● **SOURCE DATA**:

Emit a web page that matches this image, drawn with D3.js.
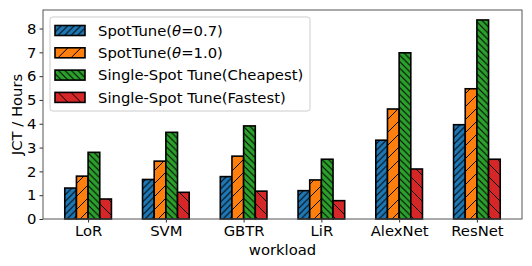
<!DOCTYPE html>
<html>
<head>
<meta charset="utf-8">
<script src="https://cdn.jsdelivr.net/npm/d3@7"></script>
<style>
  body { margin: 0; background: #fff; }
  text { font-family: "DejaVu Sans", sans-serif; }
</style>
</head>
<body>
<svg id="chart" width="532" height="266"></svg>
<script>
// ######## data
const workloads = ["LoR", "SVM", "GBTR", "LiR", "AlexNet", "ResNet"];
const seriesNames = ["SpotTune(θ=0.7)", "SpotTune(θ=1.0)", "Single-Spot Tune(Cheapest)", "Single-Spot Tune(Fastest)"];
const spotTune07 = [1.30, 1.66, 1.78, 1.19, 3.31, 3.96];
const spotTune10 = [1.80, 2.43, 2.64, 1.64, 4.62, 5.47];
const cheapest   = [2.80, 3.64, 3.91, 2.51, 6.98, 8.36];
const fastest    = [0.84, 1.12, 1.17, 0.77, 2.10, 2.51];
const yTicks = [0, 1, 2, 3, 4, 5, 6, 7, 8];

const allSeries = [spotTune07, spotTune10, cheapest, fastest];
const colors = ["#1f77b4", "#ff7f0e", "#2ca02c", "#d62728"];
// hatch: direction and spacing ( '//', '/', '\\\\', '\\' )
const hatches = [{dir: 1, gap: 6.5}, {dir: 1, gap: 13}, {dir: -1, gap: 6.5}, {dir: -1, gap: 13}];
const FS = 14.8;

const svg = d3.select("#chart");
const margin = {left: 43, right: 10, top: 10, bottom: 47};
const W = 532, H = 266;

// matplotlib style x: bar width 0.15, margins 5%
const barW = 0.15;
const x = d3.scaleLinear()
    .domain([-0.3 - 0.28, workloads.length - 1 + 0.3 + 0.28])
    .range([margin.left, W - margin.right]);
const yMax = 8.36 * 1.05;
const y = d3.scaleLinear().domain([0, yMax]).range([H - margin.bottom, margin.top]);

// ######## hatch patterns
const defs = svg.append("defs");
hatches.forEach((h, i) => {
    const p = defs.append("pattern")
        .attr("id", "hatch" + i)
        .attr("patternUnits", "userSpaceOnUse")
        .attr("width", h.gap).attr("height", h.gap);
    p.append("rect").attr("width", h.gap).attr("height", h.gap).attr("fill", colors[i]);
    const g = h.gap;
    const lines = h.dir > 0
        ? [[0, g, g, 0], [-g, g, g, -g], [0, 2 * g, 2 * g, 0]]
        : [[0, 0, g, g], [-g, 0, g, 2 * g], [0, -g, 2 * g, g]];
    lines.forEach(l => p.append("line")
        .attr("x1", l[0]).attr("y1", l[1]).attr("x2", l[2]).attr("y2", l[3])
        .attr("stroke", "#000").attr("stroke-width", 1));
});

// ######## bars
allSeries.forEach((vals, s) => {
    const off = (s - 1.5) * barW;
    svg.append("g").selectAll("rect")
        .data(vals)
        .join("rect")
        .attr("x", (d, i) => x(i + off - barW / 2))
        .attr("width", x(barW) - x(0))
        .attr("y", d => y(d))
        .attr("height", d => y(0) - y(d))
        .attr("fill", "url(#hatch" + s + ")")
        .attr("stroke", "#000")
        .attr("stroke-width", 1.6);
});

// ######## axes
const xAxis = d3.axisBottom(x)
    .tickValues(workloads.map((d, i) => i))
    .tickFormat(i => workloads[i])
    .tickSize(3.5).tickPadding(3);
const yAxis = d3.axisLeft(y).tickValues(yTicks).tickSize(3.5).tickPadding(3);

const gx = svg.append("g").attr("transform", `translate(0,${H - margin.bottom})`).call(xAxis);
const gy = svg.append("g").attr("transform", `translate(${margin.left},0)`).call(yAxis);
[gx, gy].forEach(g => {
    g.select(".domain").remove();
    g.selectAll("text").attr("font-size", FS).attr("fill", "#000")
        .style("font-family", "DejaVu Sans, sans-serif");
    g.selectAll("line").attr("stroke", "#333");
});

// frame
svg.append("rect")
    .attr("x", margin.left).attr("y", margin.top)
    .attr("width", W - margin.left - margin.right)
    .attr("height", H - margin.top - margin.bottom)
    .attr("fill", "none").attr("stroke", "#555").attr("stroke-width", 1);

// axis labels
svg.append("text")
    .attr("x", (margin.left + W - margin.right) / 2).attr("y", 254.5)
    .attr("text-anchor", "middle").attr("font-size", FS).text("workload");
svg.append("text")
    .attr("transform", `translate(16,${(margin.top + H - margin.bottom) / 2}) rotate(-90)`)
    .attr("text-anchor", "middle").attr("dominant-baseline", "central")
    .attr("font-size", FS).text("JCT / Hours");

// ######## legend
const leg = svg.append("g").attr("transform", "translate(50,17)");
leg.append("rect")
    .attr("width", 260).attr("height", 94).attr("rx", 2.5)
    .attr("fill", "#fff").attr("fill-opacity", 0.8)
    .attr("stroke", "#ccc").attr("stroke-width", 1);
seriesNames.forEach((name, i) => {
    const row = leg.append("g").attr("transform", `translate(0,${13.5 + i * 22.3})`);
    row.append("rect")
        .attr("x", 5).attr("y", -5).attr("width", 30).attr("height", 10)
        .attr("fill", "url(#hatch" + i + ")")
        .attr("stroke", "#000").attr("stroke-width", 1.6);
    const t = row.append("text").attr("x", 48).attr("y", 5.3).attr("font-size", FS);
    const m = name.match(/^(.*\()θ(.*)$/);
    if (m) {
        t.append("tspan").text(m[1]);
        t.append("tspan").attr("font-style", "italic").text("θ");
        t.append("tspan").text(m[2]);
    } else {
        t.text(name);
    }
});
</script>
</body>
</html>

● **REQUIREMENTS**:
Copy out each line exactly, without the pictures.

● **WORKED ANSWER**:
Emit a web page that matches this image, drawn with D3.js.
<!DOCTYPE html>
<html>
<head>
<meta charset="utf-8">
<script src="https://cdn.jsdelivr.net/npm/d3@7"></script>
<style>
  body { margin: 0; background: #fff; }
  text { font-family: "DejaVu Sans", sans-serif; }
</style>
</head>
<body>
<svg id="chart" width="532" height="266"></svg>
<script>
// ######## data
const workloads = ["LoR", "SVM", "GBTR", "LiR", "AlexNet", "ResNet"];
const seriesNames = ["SpotTune(θ=0.7)", "SpotTune(θ=1.0)", "Single-Spot Tune(Cheapest)", "Single-Spot Tune(Fastest)"];
const spotTune07 = [1.30, 1.66, 1.78, 1.19, 3.31, 3.96];
const spotTune10 = [1.80, 2.43, 2.64, 1.64, 4.62, 5.47];
const cheapest   = [2.80, 3.64, 3.91, 2.51, 6.98, 8.36];
const fastest    = [0.84, 1.12, 1.17, 0.77, 2.10, 2.51];
const yTicks = [0, 1, 2, 3, 4, 5, 6, 7, 8];

const allSeries = [spotTune07, spotTune10, cheapest, fastest];
const colors = ["#1f77b4", "#ff7f0e", "#2ca02c", "#d62728"];
// hatch: direction and spacing ( '//', '/', '\\\\', '\\' )
const hatches = [{dir: 1, gap: 6.5}, {dir: 1, gap: 13}, {dir: -1, gap: 6.5}, {dir: -1, gap: 13}];
const FS = 14.8;

const svg = d3.select("#chart");
const margin = {left: 43, right: 10, top: 10, bottom: 47};
const W = 532, H = 266;

// matplotlib style x: bar width 0.15, margins 5%
const barW = 0.15;
const x = d3.scaleLinear()
    .domain([-0.3 - 0.28, workloads.length - 1 + 0.3 + 0.28])
    .range([margin.left, W - margin.right]);
const yMax = 8.36 * 1.05;
const y = d3.scaleLinear().domain([0, yMax]).range([H - margin.bottom, margin.top]);

// ######## hatch patterns
const defs = svg.append("defs");
hatches.forEach((h, i) => {
    const p = defs.append("pattern")
        .attr("id", "hatch" + i)
        .attr("patternUnits", "userSpaceOnUse")
        .attr("width", h.gap).attr("height", h.gap);
    p.append("rect").attr("width", h.gap).attr("height", h.gap).attr("fill", colors[i]);
    const g = h.gap;
    const lines = h.dir > 0
        ? [[0, g, g, 0], [-g, g, g, -g], [0, 2 * g, 2 * g, 0]]
        : [[0, 0, g, g], [-g, 0, g, 2 * g], [0, -g, 2 * g, g]];
    lines.forEach(l => p.append("line")
        .attr("x1", l[0]).attr("y1", l[1]).attr("x2", l[2]).attr("y2", l[3])
        .attr("stroke", "#000").attr("stroke-width", 1));
});

// ######## bars
allSeries.forEach((vals, s) => {
    const off = (s - 1.5) * barW;
    svg.append("g").selectAll("rect")
        .data(vals)
        .join("rect")
        .attr("x", (d, i) => x(i + off - barW / 2))
        .attr("width", x(barW) - x(0))
        .attr("y", d => y(d))
        .attr("height", d => y(0) - y(d))
        .attr("fill", "url(#hatch" + s + ")")
        .attr("stroke", "#000")
        .attr("stroke-width", 1.6);
});

// ######## axes
const xAxis = d3.axisBottom(x)
    .tickValues(workloads.map((d, i) => i))
    .tickFormat(i => workloads[i])
    .tickSize(3.5).tickPadding(3);
const yAxis = d3.axisLeft(y).tickValues(yTicks).tickSize(3.5).tickPadding(3);

const gx = svg.append("g").attr("transform", `translate(0,${H - margin.bottom})`).call(xAxis);
const gy = svg.append("g").attr("transform", `translate(${margin.left},0)`).call(yAxis);
[gx, gy].forEach(g => {
    g.select(".domain").remove();
    g.selectAll("text").attr("font-size", FS).attr("fill", "#000")
        .style("font-family", "DejaVu Sans, sans-serif");
    g.selectAll("line").attr("stroke", "#333");
});

// frame
svg.append("rect")
    .attr("x", margin.left).attr("y", margin.top)
    .attr("width", W - margin.left - margin.right)
    .attr("height", H - margin.top - margin.bottom)
    .attr("fill", "none").attr("stroke", "#555").attr("stroke-width", 1);

// axis labels
svg.append("text")
    .attr("x", (margin.left + W - margin.right) / 2).attr("y", 254.5)
    .attr("text-anchor", "middle").attr("font-size", FS).text("workload");
svg.append("text")
    .attr("transform", `translate(16,${(margin.top + H - margin.bottom) / 2}) rotate(-90)`)
    .attr("text-anchor", "middle").attr("dominant-baseline", "central")
    .attr("font-size", FS).text("JCT / Hours");

// ######## legend
const leg = svg.append("g").attr("transform", "translate(50,17)");
leg.append("rect")
    .attr("width", 260).attr("height", 94).attr("rx", 2.5)
    .attr("fill", "#fff").attr("fill-opacity", 0.8)
    .attr("stroke", "#ccc").attr("stroke-width", 1);
seriesNames.forEach((name, i) => {
    const row = leg.append("g").attr("transform", `translate(0,${13.5 + i * 22.3})`);
    row.append("rect")
        .attr("x", 5).attr("y", -5).attr("width", 30).attr("height", 10)
        .attr("fill", "url(#hatch" + i + ")")
        .attr("stroke", "#000").attr("stroke-width", 1.6);
    const t = row.append("text").attr("x", 48).attr("y", 5.3).attr("font-size", FS);
    const m = name.match(/^(.*\()θ(.*)$/);
    if (m) {
        t.append("tspan").text(m[1]);
        t.append("tspan").attr("font-style", "italic").text("θ");
        t.append("tspan").text(m[2]);
    } else {
        t.text(name);
    }
});
</script>
</body>
</html>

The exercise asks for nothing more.